Thou asketh a lot one of those who art not a student of Shakespeare or His
Majesty King James's Bible. :-)
>In the USA, it is currently acceptable to either include or omit a comma
>just before the "and" at the end of a string of named items. For example:
> A complete computer package includes a CPU, a keyboard, and a mouse.
> A complete computer package includes a CPU, a keyboard and a mouse.
>I have been recently told (quite forcefully) that the final comma MUST BE
>OMITTED in documentation that is going to be used in England . . . that
>such a comma is totally UNacceptable there.
>Is this true, or do I just have someone trying to impose his personal
>preference on me?
I know that here in Canada, we were always taught to omit the last comma. Our
take on the language often has more in common with it British roots than with
the American bastardizations <g> so I would expect that, as with many other
parts of language, things like this that are the "rule" in Canada are pretty
much the "law" across the pond.
Actually, the difference in American and Canadian usage in this case is
somewhat backward from the norm - Canadians are usually the ones more likely
to waver between "original" and American versions of spellings and such.

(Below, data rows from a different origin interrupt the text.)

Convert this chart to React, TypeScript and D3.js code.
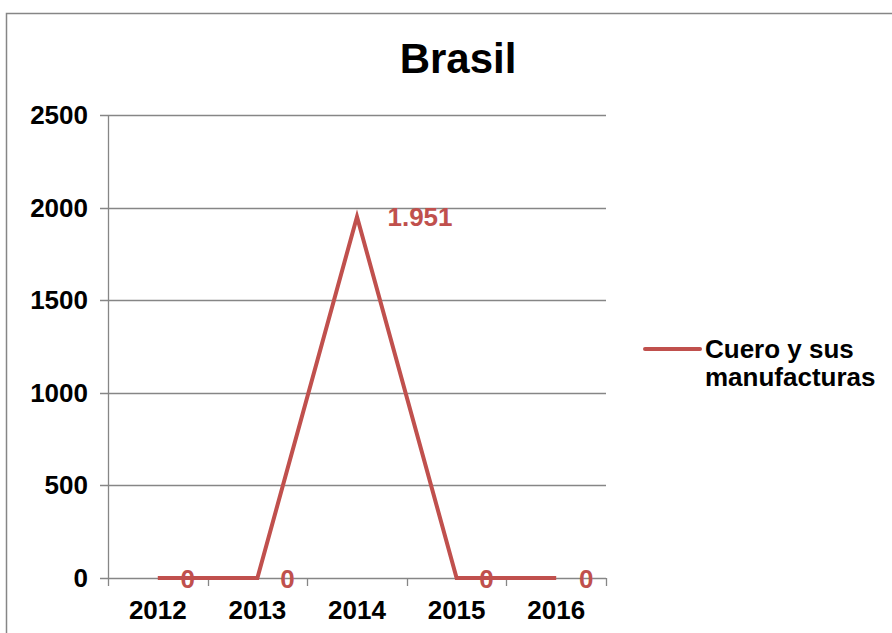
import React from "react";
import * as d3 from "d3";

const categories = ["2012", "2013", "2014", "2015", "2016"];
const values = [0, 0, 1951, 0, 0];
const valueLabels = ["0", "0", "1.951", "0", "0"];
const yTicks = [0, 500, 1000, 1500, 2000, 2500];
const seriesName = ["Cuero y sus", "manufacturas"];
const title = "Brasil";

const W = 892, H = 633;
const left = 108, right = 606, top = 115, bottom = 578;
const red = "#C0504D";
const grid = "#868686";
const font = "Liberation Sans, Arial, sans-serif";

export default function App() {
  const x = d3.scaleBand().domain(categories).range([left, right]);
  const y = d3.scaleLinear().domain([0, 2500]).range([bottom, top]);
  const line = d3
    .line<number>()
    .x((_, i) => (x(categories[i]) as number) + x.bandwidth() / 2)
    .y((d) => y(d));
  const tickXs = [...categories.map((c) => x(c) as number), right];
  return (
    <svg width={W} height={H} style={{ position: "absolute", left: 0, top: 0 }} fontFamily={font}>
      <rect x={0} y={0} width={W} height={H} fill="#fff" />
      <path d={`M6.5,${H} V13.5 H${W}`} fill="none" stroke={grid} strokeWidth={1.5} />
      <text x={458} y={73} textAnchor="middle" fontWeight="bold" fontSize={42}>{title}</text>
      {yTicks.map((t) => (
        <g key={t}>
          <line x1={left - 8} x2={right} y1={Math.round(y(t)) + 0.5} y2={Math.round(y(t)) + 0.5} stroke={grid} strokeWidth={1.3} />
          <text x={88} y={y(t) + 9} textAnchor="end" fontWeight="bold" fontSize={26}>{t}</text>
        </g>
      ))}
      <line x1={left + 0.5} x2={left + 0.5} y1={top} y2={bottom} stroke={grid} strokeWidth={1.3} />
      {tickXs.map((tx, i) => (
        <line key={i} x1={Math.round(tx) + 0.5} x2={Math.round(tx) + 0.5} y1={bottom} y2={bottom + 8} stroke={grid} strokeWidth={1.3} />
      ))}
      {categories.map((c) => (
        <text key={c} x={(x(c) as number) + x.bandwidth() / 2} y={619} textAnchor="middle" fontWeight="bold" fontSize={26}>{c}</text>
      ))}
      <path d={line(values) || ""} fill="none" stroke={red} strokeWidth={4} strokeLinejoin="miter" />
      {values.map((v, i) => (
        <text key={i} x={(x(categories[i]) as number) + x.bandwidth() / 2 + (v > 0 ? 63 : 30)} y={y(v) + (v > 0 ? 9 : 10)} textAnchor="middle" fontWeight="bold" fontSize={26} fill={red}>{valueLabels[i]}</text>
      ))}
      <line x1={645} x2={700} y1={349} y2={349} stroke={red} strokeWidth={4} strokeLinecap="round" />
      <text x={705} y={358} fontWeight="bold" fontSize={26}>{seriesName[0]}</text>
      <text x={705} y={386} fontWeight="bold" fontSize={26}>{seriesName[1]}</text>
    </svg>
  );
}
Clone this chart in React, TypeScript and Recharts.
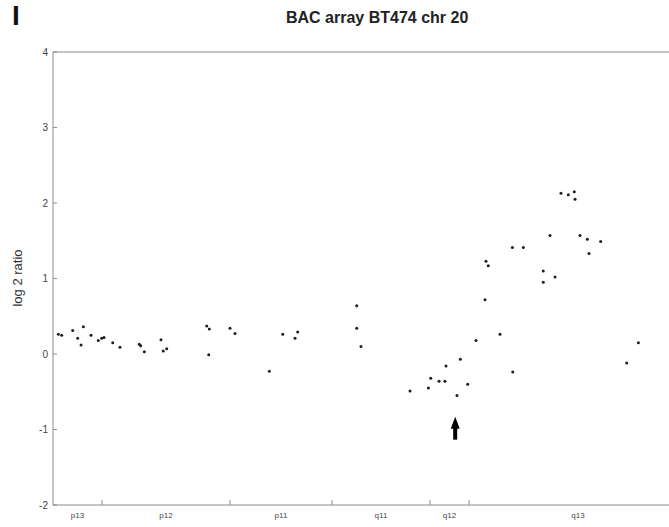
import { ScatterChart, Scatter, XAxis, YAxis, ReferenceLine, ReferenceDot } from "recharts";

// clone positions along chr 20 (Mb) and their log2 ratios
const positionsMb = [
  0.54, 0.88, 1.99, 2.49, 2.83, 3.06, 3.84, 4.57, 4.92, 5.15, 6.03, 6.76,
  8.71, 8.85, 9.22, 10.9, 11.13, 11.48, 15.52, 15.78, 15.72, 17.87, 18.37,
  21.84, 23.19, 24.43, 24.7, 30.66, 30.66, 31.09,
  36.04, 37.89, 38.13, 38.97, 39.57, 39.67, 40.78, 41.12, 41.86,
  42.7, 43.61, 43.71, 43.94, 45.12, 46.37, 47.48, 46.41, 49.49, 49.49,
  50.17, 50.68, 51.28, 52.02, 52.62, 52.7, 53.2, 53.94, 54.11, 55.29,
  57.91, 59.09,
];
const log2Ratios = [
  0.26, 0.25, 0.31, 0.21, 0.12, 0.36, 0.25, 0.18, 0.21, 0.22, 0.15, 0.09,
  0.13, 0.11, 0.03, 0.19, 0.04, 0.07, 0.37, 0.33, -0.01, 0.34, 0.27,
  -0.23, 0.26, 0.21, 0.29, 0.64, 0.34, 0.1,
  -0.49, -0.45, -0.32, -0.36, -0.36, -0.16, -0.55, -0.07, -0.4,
  0.18, 0.72, 1.23, 1.17, 0.26, 1.41, 1.41, -0.24, 1.1, 0.95,
  1.57, 1.02, 2.13, 2.11, 2.15, 2.05, 1.57, 1.52, 1.33, 1.49,
  -0.12, 0.15,
];

// cytoband boundaries and names
const bandBoundaries = [4.95, 17.87, 28.16, 38.06, 42.0];
const bandNames = ["p13", "p12", "p11", "q11", "q12", "q13"];
const chrLength = 64;
const yTicks = [-2, -1, 0, 1, 2, 3, 4];

// arrow pointing at the q12 loss
const arrowX = 40.6;
const arrowTipY = -0.83;

const AXIS = "#8c8c8c";
const TEXT = "#444";

const points = positionsMb.map((x, i) => ({ x, y: log2Ratios[i] }));

const bandEdges = [0, ...bandBoundaries, chrLength];
const bandMids = bandNames.map((_, i) => (bandEdges[i] + bandEdges[i + 1]) / 2);

const XTick = (props: any) => {
  const { x, y, payload } = props;
  const idx = bandMids.indexOf(payload.value);
  if (idx >= 0) {
    return (
      <text x={x} y={y + 13} textAnchor="middle" fontSize={8} fill={TEXT}>
        {bandNames[idx]}
      </text>
    );
  }
  return <line x1={x} x2={x} y1={y} y2={y - 5} stroke={AXIS} strokeWidth={1} />;
};

const YTick = (props: any) => {
  const { x, y, payload } = props;
  return (
    <g>
      <line x1={x} x2={x + 4} y1={y} y2={y} stroke={AXIS} strokeWidth={1} />
      <text x={x - 5} y={y + 3.5} textAnchor="end" fontSize={10} fill={TEXT}>
        {payload.value}
      </text>
    </g>
  );
};

const Dot = (props: any) => <circle cx={props.cx} cy={props.cy} r={1.5} fill="#1e1e1e" />;

const Arrow = (props: any) => {
  const { cx, cy } = props;
  return (
    <g fill="#000">
      <path d={`M${cx},${cy} L${cx + 4.5},${cy + 12} L${cx - 4.5},${cy + 12} Z`} />
      <rect x={cx - 2} y={cy + 11} width={4} height={12} />
    </g>
  );
};

export default function App() {
  return (
    <div
      style={{
        position: "absolute",
        left: 0,
        top: 0,
        width: 669,
        height: 527,
        overflow: "hidden",
        background: "#fff",
        fontFamily: "'Liberation Sans', Arial, sans-serif",
      }}
    >
      <div style={{ position: "absolute", left: 12, top: 0, fontSize: 28, fontWeight: 700, color: "#111" }}>I</div>
      <div
        style={{
          position: "absolute",
          left: 286,
          top: 9,
          fontSize: 16,
          fontWeight: 700,
          color: "#222",
          whiteSpace: "nowrap",
        }}
      >
        BAC array BT474 chr 20
      </div>
      <div
        style={{
          position: "absolute",
          left: 17,
          top: 278,
          transform: "translate(-50%, -50%) rotate(-90deg)",
          fontSize: 13,
          color: "#333",
          whiteSpace: "nowrap",
        }}
      >
        log 2 ratio
      </div>
      <ScatterChart width={700} height={527} margin={{ top: 52, right: 13, bottom: 0, left: 23 }}>
        <XAxis
          type="number"
          dataKey="x"
          domain={[0, chrLength]}
          ticks={[...bandBoundaries, ...bandMids]}
          interval={0}
          tick={<XTick />}
          tickLine={false}
          tickSize={0}
          tickMargin={0}
          height={22}
          axisLine={{ stroke: AXIS }}
        />
        <YAxis
          type="number"
          dataKey="y"
          domain={[-2, 4]}
          ticks={yTicks}
          interval={0}
          tick={<YTick />}
          tickLine={false}
          tickSize={0}
          tickMargin={0}
          width={30}
          axisLine={{ stroke: AXIS }}
        />
        <ReferenceLine y={4} stroke={AXIS} />
        <ReferenceLine x={chrLength} stroke={AXIS} />
        <Scatter data={points} shape={<Dot />} isAnimationActive={false} />
        <ReferenceDot x={arrowX} y={arrowTipY} shape={<Arrow />} />
      </ScatterChart>
    </div>
  );
}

Example: colo(u)r, labo(u)r, etc. From what we were told in school, at least,
the American spellings of such words are vehemently *without* the 'u' (to the
point where most American teachers would mark such words wrong on a spelling
test if they included the 'u'), while the Queen's versions could be spelled
only *with* the 'u'. As Canadians students, of course, we had the choice of
using either spelling.
Same applies to such words as plough/plow, draught/draft, cheque/check, etc.